Dependendo de como se encara a trama (e o que é real ou não), o final pode ser tanto absurdo quanto aceitável. Não é um filme perfeito, e Scorsese já teve dias melhores. Mas, enquanto se desenrola, "Ilha do Medo" cumpre seu papel de intrigar e assustar o espectador.
PS: A trilha de "Ilha do Medo" foi organizada por Robbie Robertson. O tema principal do filme é a Sinfonia número 3 de Penderecki, que pode ser ouvida aqui:
7 comentários:
Parece bacana. Essa semana eu vi Taxi Driver. Gosto do Scorcese, mas a preguiça de ir ao cine me mata.
Abraço
Taxi Driver é uma das obras primas de Scorsese (diria que Touro Indomável e Os Bons Companheiros são as outras duas). Ilha do Medo é dos melhores Scorseses que ele fez nos últimos anos, e desconfio que o filme fique mais interessante da segunda vez.
Abraço.
ps: preguiça? hehe. Olha, tenho visto uns filmes no DVD e micro e não tem comparação com a telona e o ambiente do cinema.
'' Ilha do medo'' pode ser comparado a ''Clube da luta''. Na primeira vez que você assisti, tudo é chocante e surpreendente.

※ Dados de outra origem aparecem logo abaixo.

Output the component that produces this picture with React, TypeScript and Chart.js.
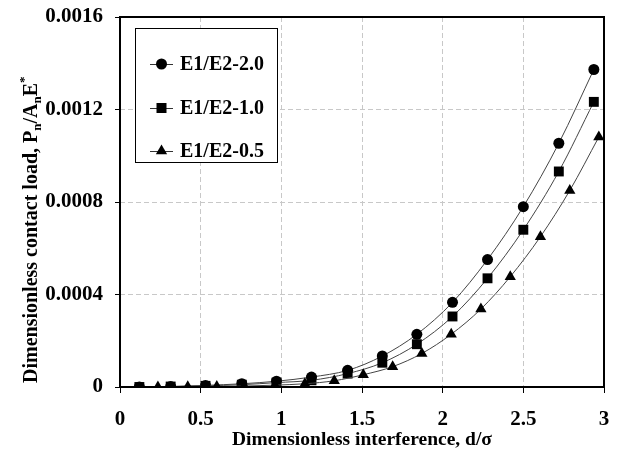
import React, { useEffect, useRef } from "react";
import { Chart, registerables } from "chart.js";

Chart.register(...registerables);

// ---- data ----
const seriesNames = ["E1/E2-2.0", "E1/E2-1.0", "E1/E2-0.5"];
const markerStyles = ["circle", "rect", "triangle"];

const x20 = [0.12, 0.314, 0.53, 0.755, 0.97, 1.187, 1.411, 1.626, 1.84, 2.061, 2.278, 2.5, 2.72, 2.937];
const y20 = [0, 0.000002, 0.000007, 0.000014, 0.000025, 0.000043, 0.000072, 0.000134, 0.000228, 0.000366, 0.000551, 0.00078, 0.001054, 0.001373];

const x10 = [0.12, 0.314, 0.53, 0.755, 0.97, 1.187, 1.411, 1.626, 1.84, 2.061, 2.278, 2.5, 2.72, 2.937];
const y10 = [0, 0.000002, 0.000005, 0.00001, 0.000019, 0.000029, 0.000058, 0.000105, 0.000185, 0.000305, 0.00047, 0.00068, 0.000932, 0.001233];

const x05 = [0.235, 0.42, 0.6, 0.77, 0.96, 1.146, 1.328, 1.508, 1.69, 1.871, 2.053, 2.237, 2.419, 2.606, 2.788, 2.968];
const y05 = [0, 0.000001, 0.000002, 0.000004, 0.000008, 0.000014, 0.000027, 0.000053, 0.000088, 0.000145, 0.000228, 0.000337, 0.000477, 0.00065, 0.00085, 0.001081];

const xTitle = "Dimensionless interference, d/σ";
const yTitleParts: [string, string][] = [
  ["Dimensionless contact load, P", "n"],
  ["n", "sub"],
  ["/A", "n"],
  ["n", "sub"],
  ["E", "n"],
  ["*", "sup"],
];

const FONT = "'Liberation Serif', 'Times New Roman', serif";

function toPts(xs: number[], ys: number[]) {
  return xs.map((x, i) => ({ x, y: ys[i] }));
}

function drawMarker(ctx: CanvasRenderingContext2D, style: string, x: number, y: number) {
  ctx.beginPath();
  if (style === "circle") {
    ctx.arc(x, y, 5.5, 0, Math.PI * 2);
  } else if (style === "rect") {
    ctx.rect(x - 5, y - 5, 10, 10);
  } else {
    const r = 6.5;
    ctx.moveTo(x, y - r);
    ctx.lineTo(x + r * 0.866, y + r * 0.5);
    ctx.lineTo(x - r * 0.866, y + r * 0.5);
    ctx.closePath();
  }
  ctx.fillStyle = "#000";
  ctx.fill();
}

const overlayPlugin = {
  id: "overlay",
  afterDraw(chart: any) {
    const ctx: CanvasRenderingContext2D = chart.ctx;
    const a = chart.chartArea;
    ctx.save();
    // frame
    ctx.strokeStyle = "#000";
    ctx.lineWidth = 2;
    ctx.setLineDash([]);
    ctx.strokeRect(a.left, a.top, a.right - a.left, a.bottom - a.top);

    // legend box
    const lx = a.left + 15, ly = a.top + 11, lw = 142, lh = 134;
    ctx.fillStyle = "#fff";
    ctx.fillRect(lx, ly, lw, lh);
    ctx.lineWidth = 1;
    ctx.strokeStyle = "#000";
    ctx.strokeRect(lx + 0.5, ly + 0.5, lw, lh);
    const rows = [36, 80, 123];
    ctx.font = "bold 20px " + FONT;
    ctx.textBaseline = "middle";
    ctx.textAlign = "left";
    seriesNames.forEach((name, i) => {
      const cy = ly + rows[i];
      ctx.strokeStyle = "#333";
      ctx.lineWidth = 1;
      ctx.beginPath();
      ctx.moveTo(lx + 15, cy + 0.5);
      ctx.lineTo(lx + 38, cy + 0.5);
      ctx.stroke();
      drawMarker(ctx, markerStyles[i], lx + 26.5, cy);
      ctx.fillStyle = "#000";
      ctx.fillText(name, lx + 45, cy + 1);
    });

    // y axis title (rotated, with sub/superscripts)
    const big = "bold 20px " + FONT;
    const small = "bold 13px " + FONT;
    ctx.translate(37, 383);
    ctx.rotate(-Math.PI / 2);
    ctx.textBaseline = "alphabetic";
    ctx.textAlign = "left";
    ctx.fillStyle = "#000";
    let px = 0;
    for (const [t, k] of yTitleParts) {
      ctx.font = k === "n" ? big : small;
      const dy = k === "sub" ? 4 : k === "sup" ? -9 : 0;
      ctx.fillText(t, px, dy);
      px += ctx.measureText(t).width;
    }
    ctx.restore();
  },
};

export default function App() {
  const ref = useRef<HTMLCanvasElement | null>(null);
  useEffect(() => {
    document.body.style.margin = "0";
    const canvas = ref.current!;
    const lineColor = "#444";
    const mk = (label: string, pts: any[], style: string, order: number, radius: number) => ({
      label,
      data: pts,
      showLine: true,
      borderColor: lineColor,
      borderWidth: 1,
      cubicInterpolationMode: "monotone",
      pointStyle: style,
      pointRadius: radius,
      pointBackgroundColor: "#000",
      pointBorderColor: "#000",
      pointBorderWidth: 0,
      order,
    });
    const chart = new Chart(canvas, {
      type: "scatter",
      data: {
        datasets: [
          mk(seriesNames[0], toPts(x20, y20), "circle", 3, 5.5),
          mk(seriesNames[1], toPts(x10, y10), "rect", 2, 7),
          mk(seriesNames[2], toPts(x05, y05), "triangle", 1, 6.5),
        ] as any,
      },
      options: {
        responsive: false,
        animation: false,
        layout: { padding: { top: 17, right: 16, left: 0, bottom: 0 } },
        plugins: { legend: { display: false }, tooltip: { enabled: false } },
        scales: {
          x: {
            type: "linear",
            min: 0,
            max: 3,
            ticks: {
              stepSize: 0.5,
              color: "#000",
              font: { family: FONT, size: 21, weight: "bold" },
              padding: 14,
              maxRotation: 0,
              callback: (v: any) => String(v),
            },
            grid: {
              color: "#c8c8c8",
              lineWidth: 1,
              tickColor: "#000",
              tickLength: 6,
              tickBorderDash: [],
            },
            border: { display: false, dash: [5, 3] },
            title: {
              display: true,
              text: xTitle,
              color: "#000",
              font: { family: FONT, size: 19.5, weight: "bold" },
              padding: { top: 2, bottom: 3 },
            },
            afterFit: (s: any) => {
              s.height = 68;
              s.paddingLeft = 0;
              s.paddingRight = 0;
            },
          },
          y: {
            type: "linear",
            min: 0,
            max: 0.0016,
            ticks: {
              stepSize: 0.0004,
              color: "#000",
              font: { family: FONT, size: 21, weight: "bold" },
              padding: 12,
              callback: (v: any) => (Math.abs(v) < 1e-12 ? "0" : Number(v).toFixed(4)),
            },
            grid: {
              color: "#c8c8c8",
              lineWidth: 1,
              tickColor: "#000",
              tickLength: 5,
              tickBorderDash: [],
            },
            border: { display: false, dash: [5, 3] },
            afterFit: (s: any) => {
              s.width = 120;
              s.paddingTop = 0;
              s.paddingBottom = 0;
            },
          },
        },
      } as any,
      plugins: [overlayPlugin],
    });
    return () => chart.destroy();
  }, []);
  return (
    <div style={{ width: 620, height: 455, background: "#fff" }}>
      <canvas ref={ref} width={620} height={455} />
    </div>
  );
}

A partir da segunda, cada detalhe percebido é um orgasmo e o filme se torna excelente e gostoso de assistir. (Não relacionem os orgamos a Leo Dicaprio e Brad Pitt. haha)
Acabei de ver e gostei, apesar de achar que poderia ser menor um pouco. Scorcese, é Scorcese. Leo de Caprio está melhorando a cada filme. Acho que em 2 anos ele pode levar até o Oscar.
Paulo, não havia pensado em "Clube da Luta", mas há algumas coisas em comum sim. E dizem que originalmente Ilha do Medo seria dirigido pelo David Fincher e teria Brad Pitt no lugar do Dicaprio e Mark Wahlberg no lugar do Mark Ruffalo.
Ricardo, sim, o filme poderia ser um pouco mais curto, talvez. DiCaprio é bom ator, não sei se suficientemente para o Oscar ainda. Falando em Oscar, Ilha do Medo foi completamente ignorado. Ele poderia facilmente ter sido indicado às categorias de montagem, fotografia e coajuvante para Ruffalo.
Creio que o filme foi lançado este ano e não estava na lista das indicações do Oscar 2010, que ser refere apenas aos filmes de 2009. Então acho que ele pode ganhar alguma coisa no Oscar 2011, mas como foi lançado agora no comecinho do ano, vai perder muita força até lá.
Então, infelizmente não é o que aconteceu. A Paramount preferiu investir na campanha de filmes mais leves para o Oscar e deixou "Ilha do Medo" de lado.